Wednesday, September 30, 2009

Something to ponder........


We have become so used and extremely familiar to the phrase of "malang tidak berbau".


But, how could it never crossed our conscious minds that "tuah" is also odorless, hence none the better?
Heh...how about that?

The real issue:
Until today, there is still no news about my crashed external hard disk. If it is unrecoverable, there goes my office works, videos, my videos, vacation photo collections, my photos, ehem, ehem...

Well I guess I have been too comfortable with the unknown, odorless tuah of the external hard disk all along, that I forgotten its malang is waiting around the corner for me.
Talk about the ignorant me....

Sunday, September 27, 2009

Soulless me (the Eid ul Fitri version)...

I seriously have no idea what has gotten into me of late. An extremely lazy person is what I have turned myself to, with rocketing anger and easily irritated to tiny little petty things, and sometimes I feel that I am a man with no soul left to live. Gosh, it is getting worst and crazier each day passing!

Sometimes I feel like I have lost interest in everything, including writing.

Hari raya was an extremely boring event. I got stuck in KL on the raya eve due to "overdose", spent the whole night at home alone praying that all the sicknesses would go away so that I could start my journey back to my hometown. Every half hour I would be checking on my veins and skin; praying that the bluish would be gone soon, for the tremblings and pain to stop. When prayers didn't work, I resorted to more pain killers and sleeping pills.

I woke up confused on the first day of raya. I knew something big is going on that day, but what was it? I could not recall, and I let few phone calls went unanswered. I thought it was Sunday (of course, it was) but something was missing on that unusual Sunday. An hour of confusion later, slowly I regained conscious and cried for letting that to happen on me. I had no proper baju Melayu to wear, not a complete suit, and I had no songkok even! I was so mad at myself that day.

Not wanting to let the big day go off wasted, I quickly ran (or that's what I thought, but in real I was actually moving slowly like an old, sick fella) into shower and drove off in the slow traffic. I had to pull over a couple of times; my eyesight was at its worst ever, my head was spinning and I threw up 3 times along the journey. Still pretending to be okay, I made a few phone calls to my mother telling her that I was already on my way but don't wait for me. Almost suffering, it was so challenging and tiring I wished I didn't have to go through it. Sweating heavily when I reached my grandmother's home, I helped myself to a glass of water and a thin cut of lemang, while trying at my best to not looking sick or shit.

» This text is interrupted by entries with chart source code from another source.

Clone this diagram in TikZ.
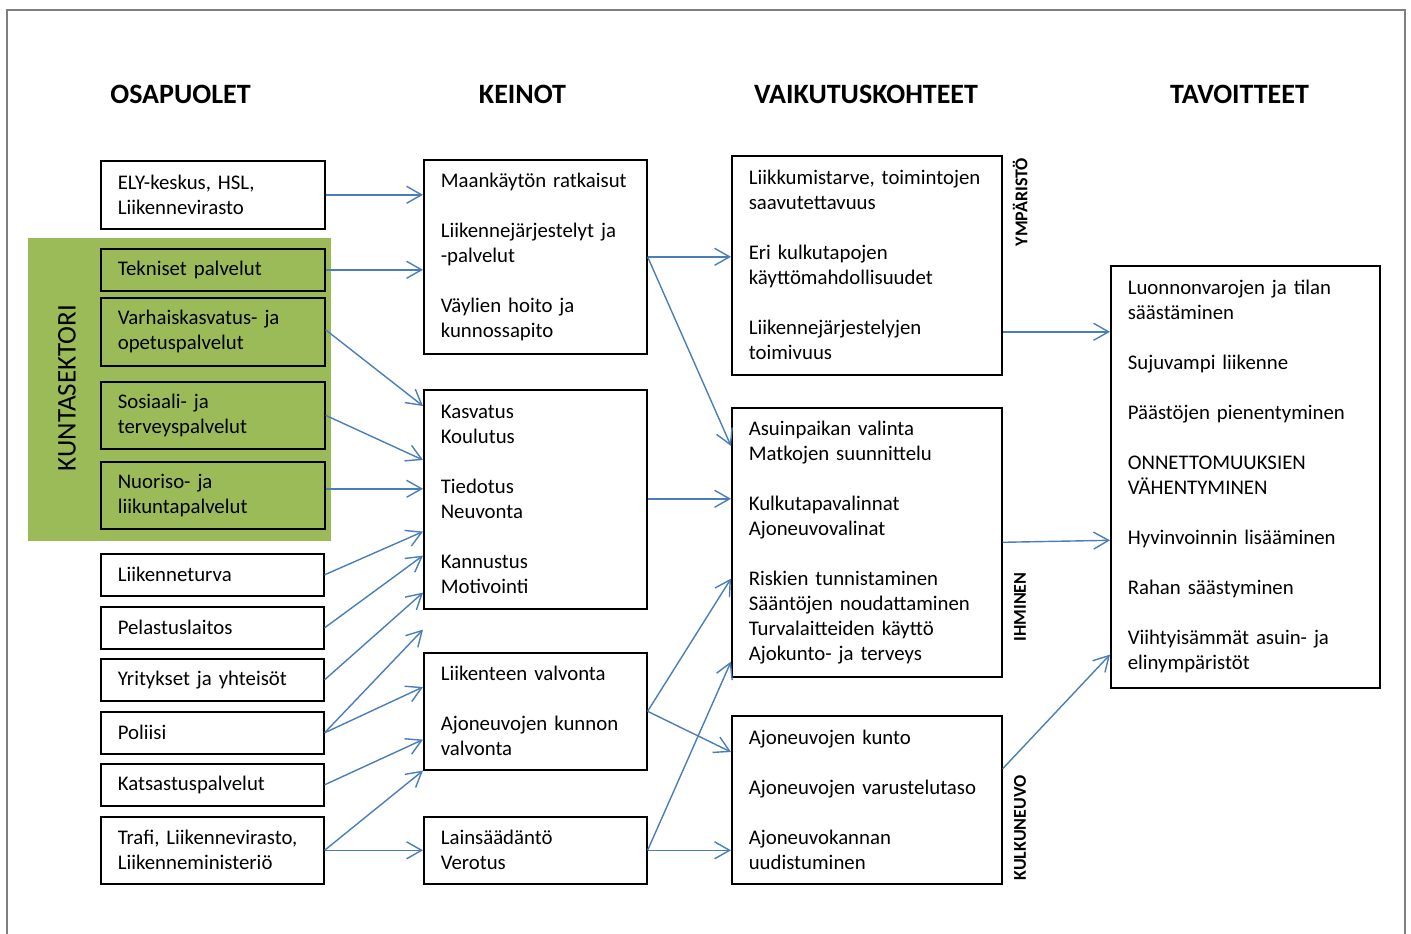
\documentclass[tikz,border=0pt]{standalone}
\usepackage{fontspec}
\setmainfont{Carlito}
\usetikzlibrary{arrows.meta}
\definecolor{kgreen}{HTML}{9BBB59}
\definecolor{kblue}{HTML}{4A7EBB}
\definecolor{kframe}{HTML}{7F7F7F}
\begin{document}
\begin{tikzpicture}[x=1pt,y=-1pt,
  box/.style={draw=black, line width=1.6pt, anchor=north west, align=left,
    inner xsep=0pt, inner ysep=0pt, font=\fontsize{20.8pt}{25pt}\selectfont},
  gbox/.style={box, fill=kgreen},
  head/.style={anchor=base, font=\fontsize{28pt}{32pt}\selectfont\bfseries, inner sep=0pt},
  side/.style={rotate=90, font=\fontsize{18pt}{20pt}\selectfont\bfseries, inner sep=0pt},
  arr/.style={draw=kblue, line width=1.4pt,
    -{Straight Barb[length=15pt, width=17pt, line width=1.4pt]}}
]
\useasboundingbox (0,0) rectangle (1411,934);
\draw[kframe, line width=1.5pt] (7,950) -- (7,10) -- (1405,10) -- (1405,950);

% headers
\node[head] (h1) at (180.5,103) {OSAPUOLET};
\node[head] (h2) at (522.5,103) {KEINOT};
\node[head] (h3) at (866,103) {VAIKUTUSKOHTEET};
\node[head] (h4) at (1239.5,103) {TAVOITTEET};

% green group
\node[fill=kgreen, anchor=north west, inner sep=0pt, minimum width=303, minimum height=303] (kgroup) at (28,238) {};
\node[rotate=90, inner sep=0pt, font=\fontsize{27pt}{30pt}\selectfont] (kunta) at (67,388) {KUNTASEKTORI};

% column 1
\node[box, minimum width=224, minimum height=68, text width=190] (ely) at (100,160) {ELY-keskus, HSL,\\Liikennevirasto};
\node[gbox, minimum width=224, minimum height=42, text width=190] (tek) at (100,248) {Tekniset palvelut};
\node[gbox, minimum width=224, minimum height=68, text width=190] (varh) at (100,297) {Varhaiskasvatus- ja\\opetuspalvelut};
\node[gbox, minimum width=224, minimum height=67, text width=190] (sos) at (100,381) {Sosiaali- ja\\terveyspalvelut};
\node[gbox, minimum width=224, minimum height=67, text width=190] (nuor) at (100,461) {Nuoriso- ja\\liikuntapalvelut};
\node[box, minimum width=223, minimum height=42, text width=189] (liik) at (100,553) {Liikenneturva};
\node[box, minimum width=223, minimum height=42, text width=189] (pel) at (100,606) {Pelastuslaitos};
\node[box, minimum width=223, minimum height=42, text width=189] (yrit) at (100,658) {Yritykset ja yhteisöt};
\node[box, minimum width=223, minimum height=42, text width=189] (pol) at (100,711) {Poliisi};
\node[box, minimum width=223, minimum height=42, text width=189] (kats) at (100,763) {Katsastuspalvelut};
\node[box, minimum width=223, minimum height=67, text width=189] (trafi) at (100,816) {Trafi, Liikennevirasto,\\Liikenneministeriö};

% column 2
\node[box, minimum width=223, minimum height=194, text width=189] (bA) at (423,159)
  {Maankäytön ratkaisut\\[25pt]Liikennejärjestelyt ja\\{}-palvelut\\[25pt]Väylien hoito ja\\kunnossapito};
\node[box, minimum width=223, minimum height=219, text width=189] (bB) at (423,389)
  {Kasvatus\\Koulutus\\[25pt]Tiedotus\\Neuvonta\\[25pt]Kannustus\\Motivointi};
\node[box, minimum width=223, minimum height=117, text width=189] (bC) at (423,652)
  {Liikenteen valvonta\\[25pt]Ajoneuvojen kunnon\\valvonta};
\node[box, minimum width=223, minimum height=67, text width=189] (bD) at (423,816)
  {Lainsäädäntö\\Verotus};

% column 3
\node[box, minimum width=270, minimum height=219, text width=236] (bE) at (731,155)
  {Liikkumistarve, toimintojen\\saavutettavuus\\[25pt]Eri kulkutapojen\\käyttömahdollisuudet\\[25pt]Liikennejärjestelyjen\\toimivuus};
\node[box, minimum width=270, minimum height=269, text width=236] (bF) at (731,407)
  {Asuinpaikan valinta\\Matkojen suunnittelu\\[25pt]Kulkutapavalinnat\\Ajoneuvovalinat\\[25pt]Riskien tunnistaminen\\Sääntöjen noudattaminen\\Turvalaitteiden käyttö\\Ajokunto- ja terveys};
\node[box, minimum width=270, minimum height=168, text width=236] (bG) at (731,715)
  {Ajoneuvojen kunto\\[25pt]Ajoneuvojen varustelutaso\\[25pt]Ajoneuvokannan\\uudistuminen};
\node[side] (ymp) at (1020,202) {YMPÄRISTÖ};
\node[side] (ihm) at (1020,607) {IHMINEN};
\node[side] (kulk) at (1020,828) {KULKUNEUVO};

% column 4
\node[box, minimum width=269, minimum height=422, text width=235] (bH) at (1110,265)
  {Luonnonvarojen ja tilan\\säästäminen\\[25pt]Sujuvampi liikenne\\[25pt]Päästöjen pienentyminen\\[25pt]ONNETTOMUUKSIEN\\VÄHENTYMINEN\\[25pt]Hyvinvoinnin lisääminen\\[25pt]Rahan säästyminen\\[25pt]Viihtyisämmät asuin- ja\\elinympäristöt};

% arrows column 1 -> column 2
\draw[arr] (ely.east) -- (bA.west |- ely.east);
\draw[arr] (tek.east) -- (bA.west |- tek.east);
\draw[arr] ([yshift=2pt]varh.east) -- ([yshift=-17pt]bB.north west);
\draw[arr] (sos.east) -- ([yshift=-71pt]bB.north west);
\draw[arr] ([yshift=6.5pt]nuor.east) -- ([yshift=6.5pt]bB.west |- nuor.east);
\draw[arr] (liik.east) -- ([yshift=78pt]bB.south west);
\draw[arr] (pel.east) -- ([yshift=54pt]bB.south west);
\draw[arr] (yrit.east) -- ([yshift=17pt]bB.south west);
\draw[arr] (pol.east) -- ([yshift=-20pt]bB.south west);
\draw[arr] (pol.east) -- ([yshift=-35pt]bC.north west);
\draw[arr] (kats.east) -- ([yshift=31pt]bC.south west);
\draw[arr] (trafi.east) -- (bC.south west);
\draw[arr] (trafi.east) -- (bD.west);

% arrows column 2 -> column 3
\draw[arr] (bA.east) -- (bE.west |- bA.east);
\draw[arr] (bA.east) -- ([yshift=-39pt]bF.north west);
\draw[arr] ([yshift=0.5pt]bB.east) -- ([yshift=0.5pt]bF.west |- bB.east);
\draw[arr] (bC.east) -- ([yshift=99pt]bF.south west);
\draw[arr] (bC.east) -- ([yshift=-37pt]bG.north west);
\draw[arr] (bD.east) -- ([yshift=16pt]bF.south west);
\draw[arr] (bD.east) -- (bG.west |- bD.east);

% arrows column 3 -> column 4
\draw[arr] ([yshift=-66.5pt]bE.east) -- ([yshift=-66.5pt]bH.west |- bE.east);
\draw[arr] (bF.east) -- ([yshift=-63.5pt]bH.west);
\draw[arr] ([yshift=31pt]bG.east) -- ([yshift=34pt]bH.south west);
\end{tikzpicture}
\end{document}
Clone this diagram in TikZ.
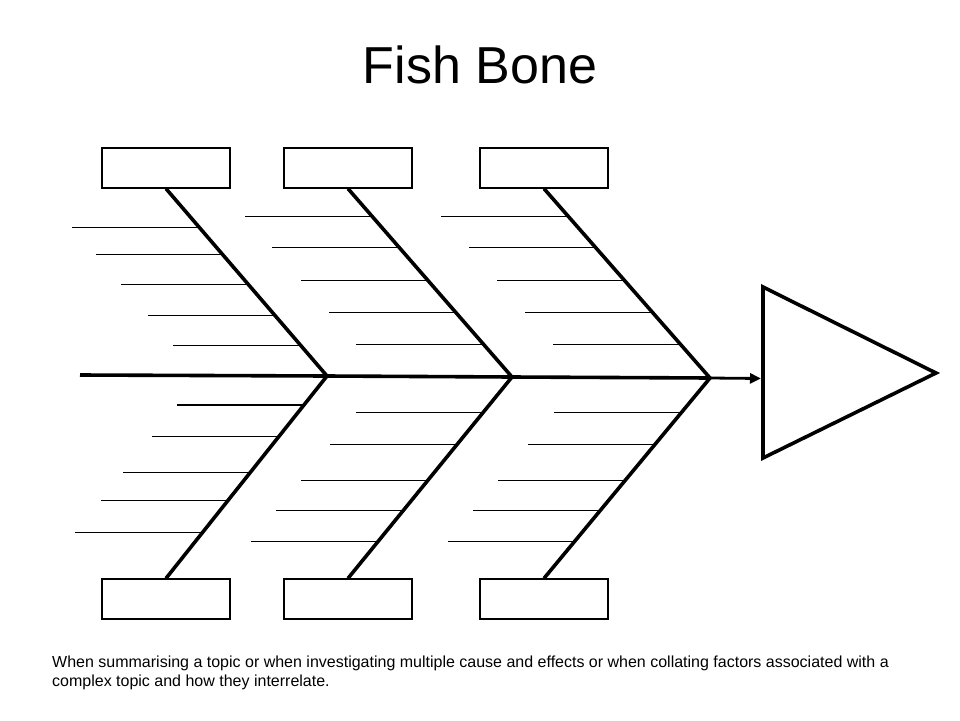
\documentclass[tikz,border=0pt]{standalone}
\usepackage{fontspec}
\setmainfont{Liberation Sans}
\usetikzlibrary{arrows.meta,calc}

\begin{document}
\begin{tikzpicture}[x=1pt,y=-1pt,
  cause/.style={draw,line width=1.3pt,minimum width=128pt,minimum height=40pt,inner sep=0pt},
  bone/.style={line width=3.6pt},
  rib/.style={line width=1.2pt}]
\useasboundingbox (0,0) rectangle (960,720);

\node[font=\fontsize{52}{60}\selectfont,anchor=base] (title) at (480,83) {Fish Bone};

% boxes for the causes
\node[cause] (t1) at (166,168) {};
\node[cause] (t2) at (348,168) {};
\node[cause] (t3) at (544,168) {};
\node[cause] (b1) at (166,599) {};
\node[cause] (b2) at (348,599) {};
\node[cause] (b3) at (544,599) {};

\coordinate (tail) at (80,375);
\coordinate (J1) at (327,376);
\coordinate (J2) at (512,377);
\coordinate (J3) at (710,378);
\coordinate (effect) at (761,378.5);

% head
\draw[line width=3.6pt] (763,287) -- (936,373) -- (763,458) -- cycle;

% small bones
\foreach \a/\b/\ya/\yb/\ys in {t1.south/J1/188/376/{227,254,284,315,345},
                               t2.south/J2/188/377/{216,247,280,312,344},
                               t3.south/J3/188/378/{216,247,280,312,344},
                               J1/b1.north/376/579/{405,437,473,501,533},
                               J2/b2.north/377/579/{413,445,481,511,542},
                               J3/b3.north/378/579/{413,445,481,511,542}}
  \foreach \y in \ys
    \draw[rib] ($(\a)!{(\y-\ya)/(\yb-\ya)}!(\b)$) -- ++(-127,0);

\draw[bone] (t1.south) -- (J1) -- (b1.north);
\draw[bone] (t2.south) -- (J2) -- (b2.north);
\draw[bone] (t3.south) -- (J3) -- (b3.north);

% spine
\draw[bone] (tail) -- (J1) -- (J2) -- (J3);
\draw[line width=2.8pt,-{Triangle[length=11pt,width=10pt]}] (J3) -- (effect);

\node[anchor=base west,align=left,font=\fontsize{16}{19}\selectfont,inner sep=0pt] (note) at (52,686)
  {When summarising a topic or when investigating multiple cause and effects or when collating factors associated with a\\
   complex topic and how they interrelate.};

\end{tikzpicture}
\end{document}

I am sick, that was my short reply to granny's question about my health, before I threw myself on the couch and drowned into a deep sleep until I woke up at almost midnight when everyone else came home from I-don't-know-where. I felt, or perhaps I thought I feel, when I was sleeping granny's cold palm rubbing my sweaty forehead whispering in her unusual, shaky voice, Oh dear, whatever troubles that you are going through, stop torturing yourself because it hurts me a lot...please come back and get healed, my love.

When I reached my mother's home, it was already half past midnight and she waited for me on the couch looking extremely worried. I had my niece running after and around me. I wanted so badly to hang around and play with her but I just couldn't. There was no energy left inside me that once I laid myself on the bed, the world was already far behind me.

I knew I hurt them a lot this time. I have become someone whom they might no longer know, and perhaps someone they do not even want to know, ever.
I wish I could find my way back...

Salam Aidil Fitri buat semua, maaf dipinta atas semua gerak laku dan kata-kata yang melampaui batas kesusilaan seorang anak, adik, sahabat, saudara, lelaki dan manusia. Entah dapat atau tidak bertemu lagi dengan Syawal yang akan datang?

Tuhan, ingat lagikah Engkau pada bicara kita yang lalu...? Hanya bila Engkau telah yakin dengan aku, ya.

Saturday, September 12, 2009

It has been a long time.....

since the last time I logged in and wrote my borbottare in this blog.

Been so busy at work, and health is still an issue yet to tackle. Also, ideas and creativity were too limited to continue writing.

Ramadhan is almost over, and Aidil Fitri will follow suit soon.
I am still lost and searching for my own direction.

I can only hope this coming Aidil Fitri will be the most meaningful in my life so far.

Until then, I'm just going to live as it is.